When I stopped drinking, I started to see everything so clearly, hence the dozens (okayyyyy hundreds) of questions. St. Patrick’s Day of 2019, when I was just 3 months into this journey I wrote “has it always looked like this?” I slowed down and was (finally!) able to see that celebrating a holiday to the point of blacking out is weird AF. I created space for curiosity when I stopped drinking which allowed me to notice the destructive pattern. For 15+ years I was moving so damn fast and just trying to keep up with popular culture’s demands that I couldn’t find the pattern so I certainly didn’t see it as a problem. Then for 3 years (starting in fall of 2015 when I started yoga teacher training) I saw the patterns but wasn’t ready to make a change.

This is why yoga and yoga teacher training saved my life. Sure, I learned how to do and subsequently teach tree pose. But the way bigger and more important impact was on cultivating curiosity about my thoughts, behaviors, actions and energy. I was encouraged to dig deeper, exploring my inner and outer worlds. I spent time doing what I really loved, which helped me to see that blacking out in a green shirt or drinking margaritas actually wasn’t what I wanted…it was what dominant culture told me I wanted.

I stopped drinking in January 2019, so now 5 years later to be leading a Sober Curious workshop on St. Patrick’s Day seems like I have entered an alternative reality. “How did I get here?” the line from “Once in a Lifetime” by the Talking Heads comes to mind. I got here because I got curious, because I took a step back to see what drinking holidays really cost me mentally, physically, spiritually and financially.

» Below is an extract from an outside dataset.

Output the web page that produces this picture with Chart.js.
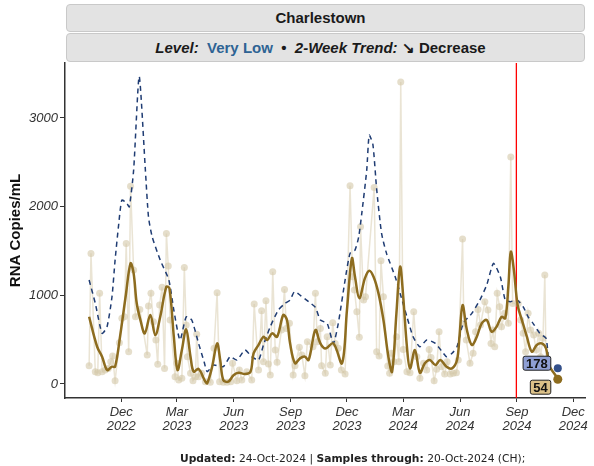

So what holiday will I be celebrating in the next few days? Spring Equinox of course. And I won’t be celebrating with booze or sugar. I’ll walk on the earth with my bare feet. I’ll smudge my home, open all the windows and say a prayer of thanks for the rest winter provided me and the growth spring will give me. I’ll journal and meditate, I’ll explore my dreams and play my crystal bowls. I’ll plant flowers / seeds and sit on the rooftop deck to watch the clouds float by. These forms of celebration align with me, they make me feel nourished.

Remember, you get to decide how much or little to participate in holidays. I like to think of holidays like mirrors, they help you to see your actions because the celebrations / situations are the same (or similar) year to year. If you’re noticing the pattern and you think, “hmmmm that’s not really for me” then walk away. Take some time to remove yourself from the behavior, action or thought to notice and get curious.

“What nourishes you?”

It’s a question I ask my yoga students and coaching clients. Knowing what nourishes you allows you to call in what you need and release anything that’s holding you back. And it all starts with curiosity (my #1 value). So get curious about why you do the things you do and the patterns you engage with. Why do you chug green beer one day in March if it’s not actually what you want to be doing. Why do you feel amazing after laying in the hammock watching the new buds on the trees sway? When you have the answers, you can create a new pattern, one that deeply nourishes you.